— Your goal —
Retype exactly the lines from the line containing "Give me the Plotly source for this chart." through the line containing "from plotly.colors import sample_colorscale", both included, and nothing more; skip the pictures.

--- Begin Dataset records ---

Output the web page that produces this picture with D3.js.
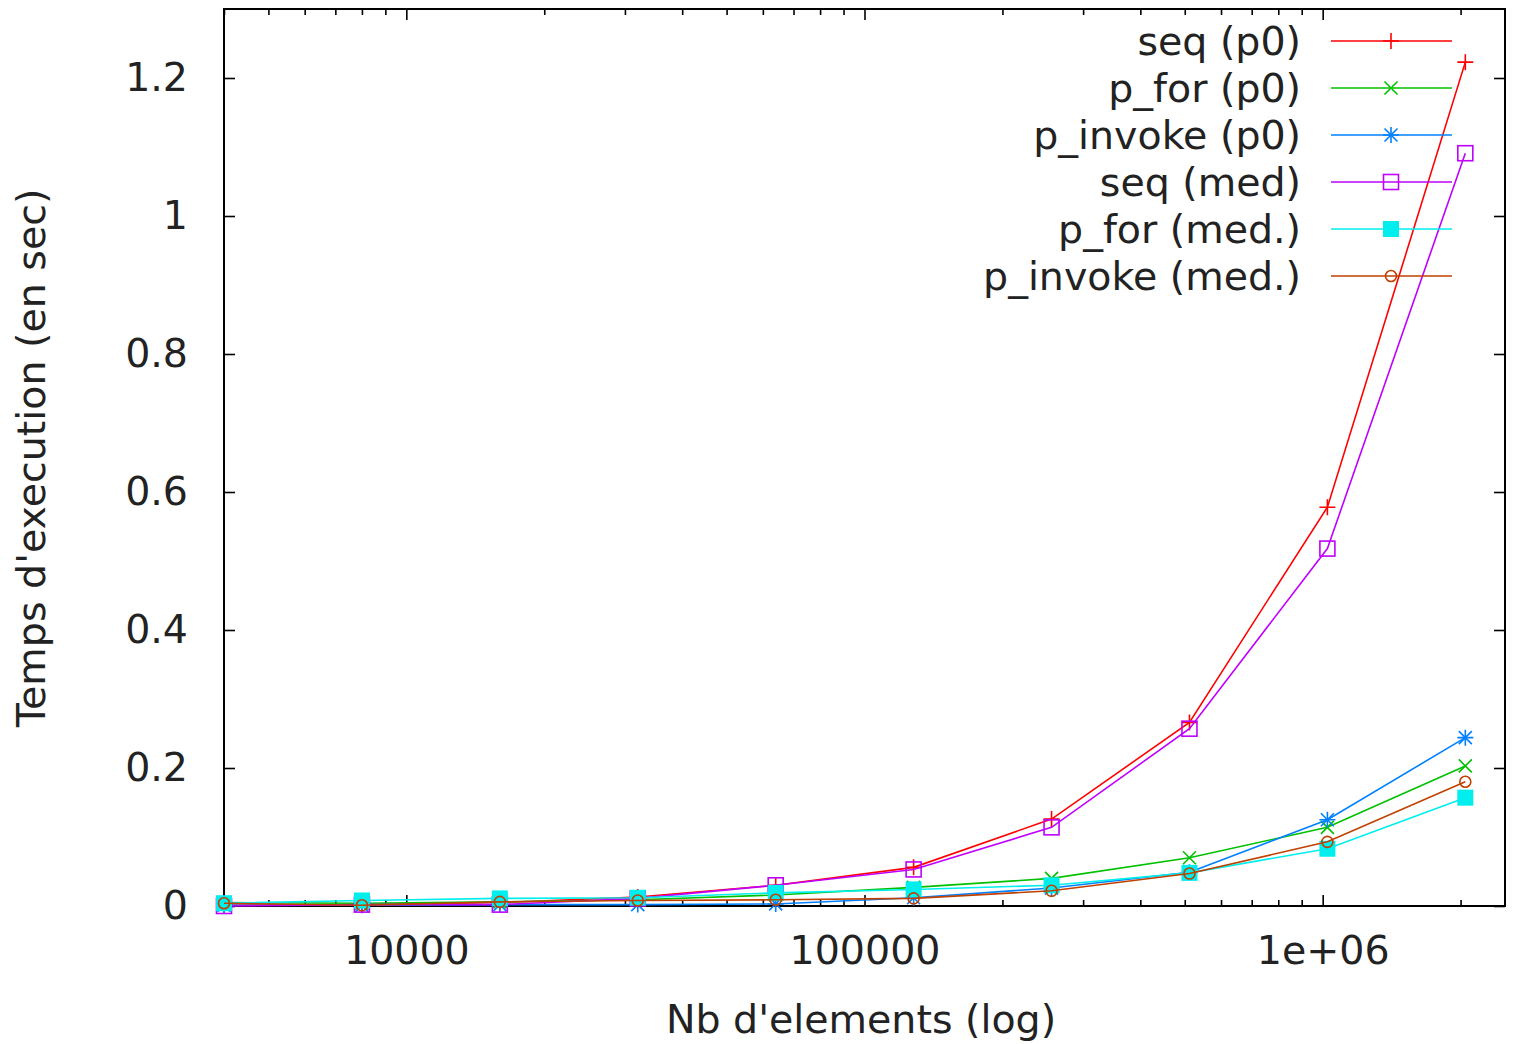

--- End Dataset records ---
--- Begin Dataset records ---

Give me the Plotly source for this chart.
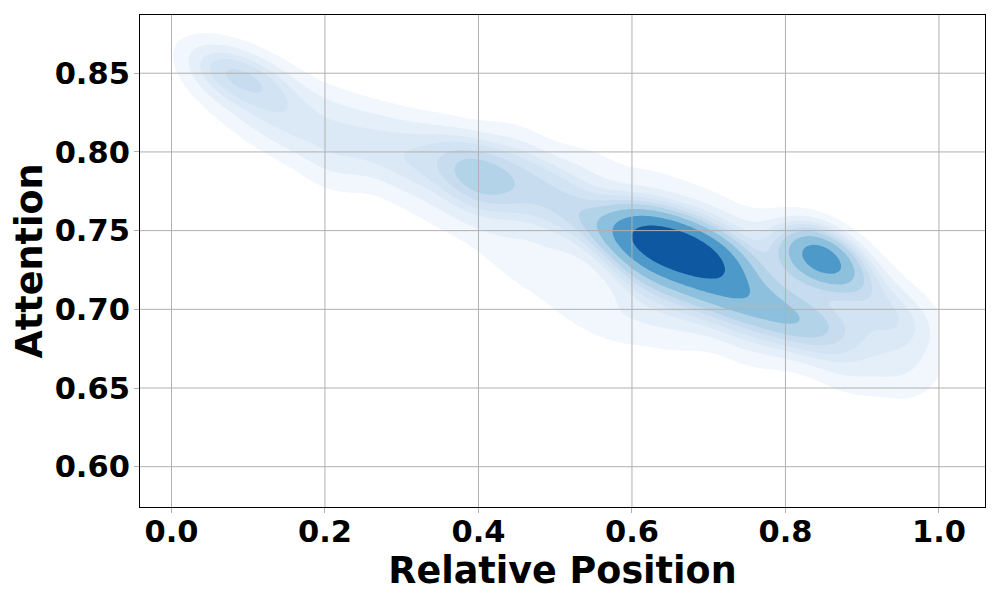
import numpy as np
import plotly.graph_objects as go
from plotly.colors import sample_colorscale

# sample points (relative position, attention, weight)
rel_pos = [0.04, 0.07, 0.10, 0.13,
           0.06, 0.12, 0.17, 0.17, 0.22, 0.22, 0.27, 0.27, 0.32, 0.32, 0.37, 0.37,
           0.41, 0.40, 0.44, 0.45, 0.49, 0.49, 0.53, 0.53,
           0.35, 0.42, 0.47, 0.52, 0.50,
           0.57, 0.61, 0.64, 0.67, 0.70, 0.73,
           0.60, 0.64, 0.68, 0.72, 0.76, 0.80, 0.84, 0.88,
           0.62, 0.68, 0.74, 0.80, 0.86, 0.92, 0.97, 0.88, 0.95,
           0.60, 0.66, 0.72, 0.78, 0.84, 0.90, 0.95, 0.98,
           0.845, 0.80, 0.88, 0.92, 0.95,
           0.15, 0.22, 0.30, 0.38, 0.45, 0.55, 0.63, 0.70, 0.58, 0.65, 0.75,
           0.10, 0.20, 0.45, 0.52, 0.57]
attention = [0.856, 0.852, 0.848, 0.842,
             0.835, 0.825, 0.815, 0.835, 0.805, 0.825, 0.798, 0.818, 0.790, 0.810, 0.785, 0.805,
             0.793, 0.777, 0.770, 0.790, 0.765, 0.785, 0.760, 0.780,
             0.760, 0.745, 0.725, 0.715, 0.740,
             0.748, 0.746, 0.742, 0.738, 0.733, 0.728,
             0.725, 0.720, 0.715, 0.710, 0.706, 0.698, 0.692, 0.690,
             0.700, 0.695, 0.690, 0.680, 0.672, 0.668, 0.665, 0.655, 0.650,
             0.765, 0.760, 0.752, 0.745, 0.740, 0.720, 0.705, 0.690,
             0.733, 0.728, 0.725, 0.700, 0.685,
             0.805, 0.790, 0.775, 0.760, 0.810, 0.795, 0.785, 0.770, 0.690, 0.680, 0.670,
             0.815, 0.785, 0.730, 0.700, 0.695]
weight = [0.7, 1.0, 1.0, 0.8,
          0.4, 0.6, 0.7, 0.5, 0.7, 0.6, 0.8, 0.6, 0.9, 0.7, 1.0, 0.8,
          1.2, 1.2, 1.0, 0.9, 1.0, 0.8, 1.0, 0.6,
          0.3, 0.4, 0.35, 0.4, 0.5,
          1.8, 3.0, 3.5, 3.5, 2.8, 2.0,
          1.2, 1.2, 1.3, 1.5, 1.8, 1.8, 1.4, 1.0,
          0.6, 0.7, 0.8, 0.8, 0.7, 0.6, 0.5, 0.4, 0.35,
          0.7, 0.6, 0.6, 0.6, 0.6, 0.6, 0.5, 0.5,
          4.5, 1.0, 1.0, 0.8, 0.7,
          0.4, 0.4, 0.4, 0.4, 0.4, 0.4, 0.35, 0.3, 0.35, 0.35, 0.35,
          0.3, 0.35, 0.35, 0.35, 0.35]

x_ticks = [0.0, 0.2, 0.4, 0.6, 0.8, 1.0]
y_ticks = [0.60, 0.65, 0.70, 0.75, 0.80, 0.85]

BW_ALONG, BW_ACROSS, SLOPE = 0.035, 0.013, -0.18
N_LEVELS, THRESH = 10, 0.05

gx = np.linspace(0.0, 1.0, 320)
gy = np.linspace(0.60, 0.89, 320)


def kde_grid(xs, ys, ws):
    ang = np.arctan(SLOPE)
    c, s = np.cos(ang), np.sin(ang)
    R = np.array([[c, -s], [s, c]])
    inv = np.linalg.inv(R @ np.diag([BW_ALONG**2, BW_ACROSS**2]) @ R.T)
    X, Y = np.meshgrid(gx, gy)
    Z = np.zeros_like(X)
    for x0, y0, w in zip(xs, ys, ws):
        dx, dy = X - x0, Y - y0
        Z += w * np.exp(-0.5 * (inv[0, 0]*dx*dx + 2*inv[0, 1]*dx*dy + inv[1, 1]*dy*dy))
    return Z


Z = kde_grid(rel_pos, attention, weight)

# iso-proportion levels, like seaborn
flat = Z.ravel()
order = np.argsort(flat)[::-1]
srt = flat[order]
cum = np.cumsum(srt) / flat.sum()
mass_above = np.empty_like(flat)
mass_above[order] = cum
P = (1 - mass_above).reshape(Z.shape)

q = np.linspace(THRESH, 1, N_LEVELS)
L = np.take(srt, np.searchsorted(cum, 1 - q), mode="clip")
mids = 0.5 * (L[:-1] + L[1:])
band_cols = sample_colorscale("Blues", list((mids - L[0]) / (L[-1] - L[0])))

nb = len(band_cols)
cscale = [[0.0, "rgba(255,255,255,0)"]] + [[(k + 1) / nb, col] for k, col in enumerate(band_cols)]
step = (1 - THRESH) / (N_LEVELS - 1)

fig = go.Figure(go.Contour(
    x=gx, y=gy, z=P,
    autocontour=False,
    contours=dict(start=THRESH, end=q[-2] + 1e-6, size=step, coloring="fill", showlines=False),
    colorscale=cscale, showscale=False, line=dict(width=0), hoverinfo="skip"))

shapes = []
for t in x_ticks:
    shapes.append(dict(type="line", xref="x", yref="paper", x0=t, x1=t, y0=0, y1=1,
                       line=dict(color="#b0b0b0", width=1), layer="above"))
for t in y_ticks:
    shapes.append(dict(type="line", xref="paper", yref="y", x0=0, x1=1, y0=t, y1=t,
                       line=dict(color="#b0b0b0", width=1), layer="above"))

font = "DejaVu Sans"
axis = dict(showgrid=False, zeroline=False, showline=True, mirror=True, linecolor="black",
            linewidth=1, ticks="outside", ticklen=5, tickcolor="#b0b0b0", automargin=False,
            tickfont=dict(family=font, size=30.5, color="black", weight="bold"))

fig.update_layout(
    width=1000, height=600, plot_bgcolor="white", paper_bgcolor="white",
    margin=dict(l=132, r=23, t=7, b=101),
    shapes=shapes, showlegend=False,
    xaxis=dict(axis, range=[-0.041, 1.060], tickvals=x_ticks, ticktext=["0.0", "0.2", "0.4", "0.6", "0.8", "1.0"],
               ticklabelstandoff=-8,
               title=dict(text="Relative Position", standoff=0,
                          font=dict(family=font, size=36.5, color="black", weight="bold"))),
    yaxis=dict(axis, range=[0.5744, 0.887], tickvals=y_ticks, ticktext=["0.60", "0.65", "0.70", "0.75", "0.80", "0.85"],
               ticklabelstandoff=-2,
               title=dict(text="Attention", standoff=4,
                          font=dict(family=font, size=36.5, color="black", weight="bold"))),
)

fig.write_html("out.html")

--- End Dataset records ---

— Exercise answer —
Give me the Plotly source for this chart.
import numpy as np
import plotly.graph_objects as go
from plotly.colors import sample_colorscale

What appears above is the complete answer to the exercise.